• **DO THIS**
Retype each line of the material exactly, please, skipping any picture in it.

** begin **

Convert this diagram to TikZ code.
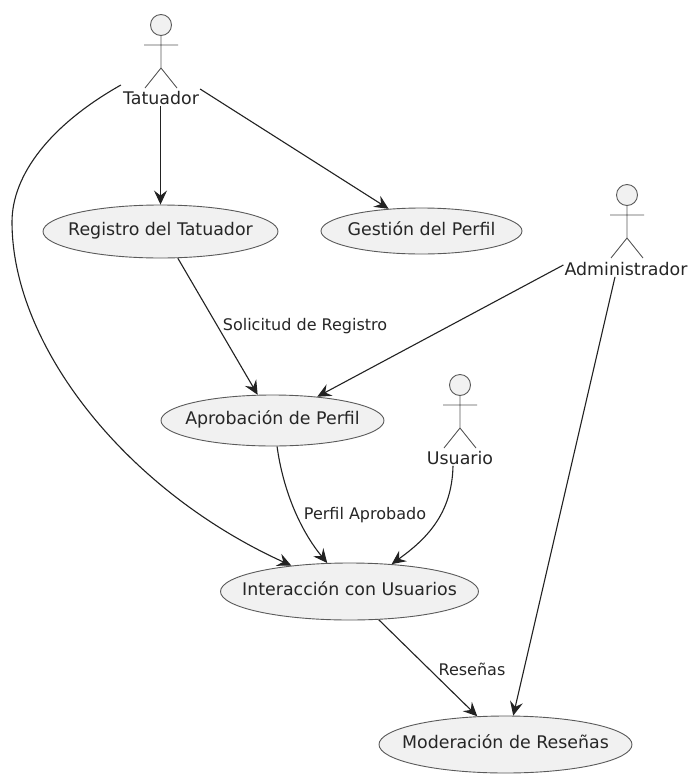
\documentclass[tikz,border=0pt]{standalone}
\usepackage{fontspec}
\setmainfont{DejaVu Sans}
\usepackage{xcolor}
\definecolor{casefill}{HTML}{F1F1F1}
\definecolor{caseline}{HTML}{5A5A5A}
\definecolor{linkline}{HTML}{222222}
\usetikzlibrary{calc,arrows.meta,shapes.geometric}
\tikzset{
  usecase/.style={ellipse, draw=caseline, fill=casefill, line width=0.9pt,
    inner xsep=-20pt, inner ysep=-6pt, text height=13pt, text depth=5pt,
    font=\fontsize{17.4}{20}\selectfont, text=black!85},
  actorname/.style={inner sep=1pt, font=\fontsize{17.4}{20}\selectfont, text=black!85},
  linklabel/.style={inner sep=1pt, font=\fontsize{16}{19}\selectfont, text=black!85},
  link/.style={draw=linkline, line width=1.1pt, -{Stealth[length=14pt,width=13pt,inset=5pt]}},
}
\newcommand{\stickman}[2]{%
  \draw[draw=caseline, fill=casefill, line width=0.9pt] (#1,#2-35) circle (10.5);
  \draw[draw=caseline, line width=0.9pt]
    (#1,#2-25) -- (#1,#2+8)
    (#1-17,#2-15) -- (#1+17,#2-15)
    (#1-16,#2+28) -- (#1,#2+8) -- (#1+16,#2+28);
}
\begin{document}
\begin{tikzpicture}[x=1pt,y=-1pt]
  \useasboundingbox[fill=white] (0,0) rectangle (688,774);
  % Actors
  \foreach \x/\y in {161/60,627/230,460/420} {
    \stickman{\x}{\y}
  }
  \node[actorname] (tatuador) at (161,98) {Tatuador};
  \node[actorname] (admin) at (626,269) {Administrador};
  \node[actorname] (usuario) at (460,458) {Usuario};

  % Use cases
  \node[usecase, minimum width=235, minimum height=53] (registro) at (160.5,231.5) {Registro del Tatuador};
  \node[usecase, minimum width=201, minimum height=46] (gestion) at (421.5,231) {Gestión del Perfil};
  \node[usecase, minimum width=223, minimum height=51] (aprobacion) at (272.5,420.5) {Aprobación de Perfil};
  \node[usecase, minimum width=258, minimum height=57] (interaccion) at (349.5,591.5) {Interacción con Usuarios};
  \node[usecase, minimum width=253, minimum height=57] (moderacion) at (505.5,744.5) {Moderación de Reseñas};

  % Links
  \coordinate (leftbend) at (12,222);
  \draw[link] (tatuador.south -| registro.north) -- (registro.north);
  \draw[link] (tatuador.east) ++(0,-9) -- (gestion.146);
  \draw[link] (tatuador.west) ++(-1,-13) .. controls (50,125) and (12,175) .. (leftbend)
    .. controls (12,345) and (125,490) .. (interaccion.156);
  \draw[link] (registro.-57) -- (aprobacion.120);
  \draw[link] (admin.west) ++(0,-4) -- (aprobacion.28);
  \draw[link] (admin.south) ++(-11,0) -- (moderacion.75);
  \draw[link] (aprobacion.-80) .. controls (283,490) and (300,530) .. (interaccion.128);
  \draw[link] (usuario.south) ++(-7,0) .. controls (452,515) and (425,540) .. (interaccion.33);
  \draw[link] (interaccion.-44) -- (moderacion.135);

  % Link labels
  \node[linklabel] (solicitud) at (305,326) {Solicitud de Registro};
  \node[linklabel] (aprobado) at (365,515) {Perfil Aprobado};
  \node[linklabel] (resenas) at (472,669) {Reseñas};
\end{tikzpicture}
\end{document}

** end **

• **WRITTEN SOLUTION**
Convert this diagram to TikZ code.
\documentclass[tikz,border=0pt]{standalone}
\usepackage{fontspec}
\setmainfont{DejaVu Sans}
\usepackage{xcolor}
\definecolor{casefill}{HTML}{F1F1F1}
\definecolor{caseline}{HTML}{5A5A5A}
\definecolor{linkline}{HTML}{222222}
\usetikzlibrary{calc,arrows.meta,shapes.geometric}
\tikzset{
  usecase/.style={ellipse, draw=caseline, fill=casefill, line width=0.9pt,
    inner xsep=-20pt, inner ysep=-6pt, text height=13pt, text depth=5pt,
    font=\fontsize{17.4}{20}\selectfont, text=black!85},
  actorname/.style={inner sep=1pt, font=\fontsize{17.4}{20}\selectfont, text=black!85},
  linklabel/.style={inner sep=1pt, font=\fontsize{16}{19}\selectfont, text=black!85},
  link/.style={draw=linkline, line width=1.1pt, -{Stealth[length=14pt,width=13pt,inset=5pt]}},
}
\newcommand{\stickman}[2]{%
  \draw[draw=caseline, fill=casefill, line width=0.9pt] (#1,#2-35) circle (10.5);
  \draw[draw=caseline, line width=0.9pt]
    (#1,#2-25) -- (#1,#2+8)
    (#1-17,#2-15) -- (#1+17,#2-15)
    (#1-16,#2+28) -- (#1,#2+8) -- (#1+16,#2+28);
}
\begin{document}
\begin{tikzpicture}[x=1pt,y=-1pt]
  \useasboundingbox[fill=white] (0,0) rectangle (688,774);
  % Actors
  \foreach \x/\y in {161/60,627/230,460/420} {
    \stickman{\x}{\y}
  }
  \node[actorname] (tatuador) at (161,98) {Tatuador};
  \node[actorname] (admin) at (626,269) {Administrador};
  \node[actorname] (usuario) at (460,458) {Usuario};

  % Use cases
  \node[usecase, minimum width=235, minimum height=53] (registro) at (160.5,231.5) {Registro del Tatuador};
  \node[usecase, minimum width=201, minimum height=46] (gestion) at (421.5,231) {Gestión del Perfil};
  \node[usecase, minimum width=223, minimum height=51] (aprobacion) at (272.5,420.5) {Aprobación de Perfil};
  \node[usecase, minimum width=258, minimum height=57] (interaccion) at (349.5,591.5) {Interacción con Usuarios};
  \node[usecase, minimum width=253, minimum height=57] (moderacion) at (505.5,744.5) {Moderación de Reseñas};

  % Links
  \coordinate (leftbend) at (12,222);
  \draw[link] (tatuador.south -| registro.north) -- (registro.north);
  \draw[link] (tatuador.east) ++(0,-9) -- (gestion.146);
  \draw[link] (tatuador.west) ++(-1,-13) .. controls (50,125) and (12,175) .. (leftbend)
    .. controls (12,345) and (125,490) .. (interaccion.156);
  \draw[link] (registro.-57) -- (aprobacion.120);
  \draw[link] (admin.west) ++(0,-4) -- (aprobacion.28);
  \draw[link] (admin.south) ++(-11,0) -- (moderacion.75);
  \draw[link] (aprobacion.-80) .. controls (283,490) and (300,530) .. (interaccion.128);
  \draw[link] (usuario.south) ++(-7,0) .. controls (452,515) and (425,540) .. (interaccion.33);
  \draw[link] (interaccion.-44) -- (moderacion.135);

  % Link labels
  \node[linklabel] (solicitud) at (305,326) {Solicitud de Registro};
  \node[linklabel] (aprobado) at (365,515) {Perfil Aprobado};
  \node[linklabel] (resenas) at (472,669) {Reseñas};
\end{tikzpicture}
\end{document}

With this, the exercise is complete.